詩人の立ち位置にいた読者は少女の立ち位置に向かうことになり、それが最後に語られる詩人の言葉(想像)に重なって、読み手を少女の気持ちに同化させてしまいます

 というのも(この詩では想像の内容が状況や経緯からしてそれほど無茶ではないように思うので)私はあまり問題には感じないんですよ。amehareさんがおっしゃるような問題意識はわかるように思うのですが、他ではなくこの詩についてどうかといえば、私は、そうした欠点はとくに感じません。
 ただ、amehareさんが詩人の作詩姿勢へ向ける「プロパガンダの技法」というような手厳しい批判は、(amehareさんの意図とは別として)この詩に違和感を感じない私にもあてはまるのかもしれません。その点は今後も自分の課題として念頭に置いておきます。
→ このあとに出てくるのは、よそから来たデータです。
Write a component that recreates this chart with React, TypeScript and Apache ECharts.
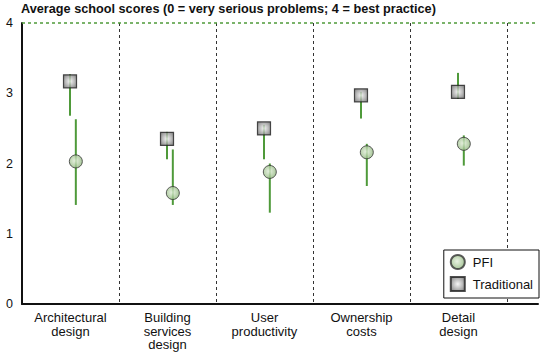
import React, { useEffect, useRef } from "react";
import * as echarts from "echarts";

const categories = ["Architectural\ndesign", "Building\nservices\ndesign", "User\nproductivity", "Ownership\ncosts", "Detail\ndesign"];
const yTicks = [0, 1, 2, 3, 4];

const pfiMean = [2.03, 1.58, 1.88, 2.16, 2.28];
const pfiLow = [1.41, 1.41, 1.30, 1.68, 1.97];
const pfiHigh = [2.63, 2.20, 2.00, 2.28, 2.40];

const tradMean = [3.17, 2.35, 2.50, 2.97, 3.02];
const tradLow = [2.68, 2.06, 2.06, 2.64, 2.92];
const tradHigh = [3.27, 2.45, 2.55, 3.02, 3.29];

const pfiOffset = 0.555;
const tradOffset = 0.495;

export default function App() {
  const ref = useRef<HTMLDivElement>(null);
  useEffect(() => {
    if (!ref.current) return;
    document.body.style.margin = "0";
    const chart = echarts.init(ref.current, undefined, { renderer: "svg" });
    const font = "Liberation Sans, Arial, Helvetica, sans-serif";
    const errData = (means: number[], lows: number[], highs: number[], off: number) =>
      means.map((_, i) => [i + off, lows[i], highs[i]]);
    const renderErr = (params: any, api: any) => {
      const x = api.value(0);
      const p1 = api.coord([x, api.value(1)]);
      const p2 = api.coord([x, api.value(2)]);
      return {
        type: "line",
        shape: { x1: p1[0], y1: p1[1], x2: p2[0], y2: p2[1] },
        style: { stroke: "#4f9a3a", lineWidth: 2 },
      };
    };
    const greenGrad = new echarts.graphic.RadialGradient(0.45, 0.45, 0.6, [
      { offset: 0, color: "#e4efdc" },
      { offset: 1, color: "#8db57a" },
    ]);
    const grayGrad = new echarts.graphic.RadialGradient(0.5, 0.5, 0.65, [
      { offset: 0, color: "#f4f4f4" },
      { offset: 1, color: "#6a6a6a" },
    ]);
    chart.setOption({
      animation: false,
      backgroundColor: "#fff",
      title: {
        text: "Average school scores (0 = very serious problems; 4 = best practice)",
        left: 21,
        top: 2,
        padding: 0,
        textStyle: { fontFamily: font, fontSize: 12.7, fontWeight: "bold", color: "#111" },
      },
      grid: { left: 22, right: 4, top: 23, bottom: 49 },
      legend: {
        orient: "vertical",
        right: 3,
        bottom: 55,
        data: ["PFI", "Traditional"],
        backgroundColor: "#fff",
        borderColor: "#111",
        borderWidth: 1,
        borderRadius: 0,
        padding: [4, 6, 6, 6],
        itemGap: 6,
        itemWidth: 14,
        itemHeight: 14,
        textStyle: { fontFamily: font, fontSize: 13, color: "#111", padding: [0, 0, 0, 3] },
      },
      xAxis: {
        type: "value",
        min: 0,
        max: 5.32,
        interval: 1,
        axisLine: { show: true, lineStyle: { color: "#111", width: 2 } },
        axisTick: { show: false },
        axisLabel: {
          customValues: categories.map((_, i) => i + 0.5),
          formatter: (v: number) => categories[Math.round(v - 0.5)] ?? "",
          fontFamily: font,
          fontSize: 13,
          color: "#111",
          lineHeight: 13.5,
          margin: 7,
          showMinLabel: true,
          showMaxLabel: true,
        },
        splitLine: {
          show: true,
          showMinLine: false,
          showMaxLine: false,
          lineStyle: { color: "#333", type: [3, 3], width: 1 },
        },
      },
      yAxis: {
        type: "value",
        min: 0,
        max: 4,
        interval: 1,
        axisLine: { show: true, lineStyle: { color: "#111", width: 2 } },
        axisTick: { show: false },
        axisLabel: {
          fontFamily: font,
          fontSize: 12.5,
          color: "#111",
          margin: 9,
          formatter: (v: number) => (yTicks.includes(v) ? String(v) : ""),
        },
        splitLine: { show: false },
      },
      series: [
        {
          type: "custom",
          name: "pfiErr",
          renderItem: renderErr,
          data: errData(pfiMean, pfiLow, pfiHigh, pfiOffset),
          encode: { x: 0, y: [1, 2] },
          z: 1,
          silent: true,
          markLine: {
            silent: true,
            symbol: "none",
            label: { show: false },
            lineStyle: { color: "#4f9a3a", type: [3, 3], width: 1.5 },
            data: [{ yAxis: 4 }],
          },
        },
        {
          type: "custom",
          name: "tradErr",
          renderItem: renderErr,
          data: errData(tradMean, tradLow, tradHigh, tradOffset),
          encode: { x: 0, y: [1, 2] },
          z: 1,
          silent: true,
        },
        {
          type: "scatter",
          name: "PFI",
          symbol: "circle",
          symbolSize: 13,
          data: pfiMean.map((v, i) => [i + pfiOffset, v]),
          itemStyle: { color: greenGrad, borderColor: "#333", borderWidth: 1 },
          z: 3,
        },
        {
          type: "scatter",
          name: "Traditional",
          symbol: "rect",
          symbolSize: 13,
          data: tradMean.map((v, i) => [i + tradOffset, v]),
          itemStyle: { color: grayGrad, borderColor: "#222", borderWidth: 1.2 },
          z: 3,
        },
      ],
    });
    return () => chart.dispose();
  }, []);
  return <div ref={ref} style={{ width: 542, height: 353, position: "absolute", left: 0, top: 0 }} />;
}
 詩の内容に戻ると、「できるヤツから潰される」がたいへんよく似た構造だと思います。
 この詩は、少女が「やさしく」なければ、つまりおとしよりのつらさに鈍感だったなら、前に立つお年寄りの存在は、何ら攻撃にはならないわけですよね。現に「若者」は別に席を譲っていないし、それで別に若者は過ごしづらくなるわけでもないのでしょう、それが「いつものこと」だから。
 ただしそういう周囲の鈍感さと、「やさしい心の持ち主」への過剰な期待が、ますます少女を追いつめていくことになる。もう席を立つまい、という少女の苦しい決断(瞬間ごとの決意の連続)は、そうした不当な構造をまわりに気づかせるための抗議だろうと思います。しかしその決断は、実際につらい思いをしているお年寄りに負担をかけることになる。そのことに気づいているし、お年寄りのつらさがわかっているからこそ、少女は下唇を噛んで自分を責め続けるわけです。私はこの詩については主にそのあたりに注目していました。

 なお、amehareさんの記事へのコメントでも以前少し書きましたが、「弱者」とは誰か、またマナーとルールの関係など、この詩の解読そのもの以外にも興味深い示唆をいくつか頂きました。後で記事として形にするかどうかは別として、そうした事柄についてももう少し考えてみたいと思っています。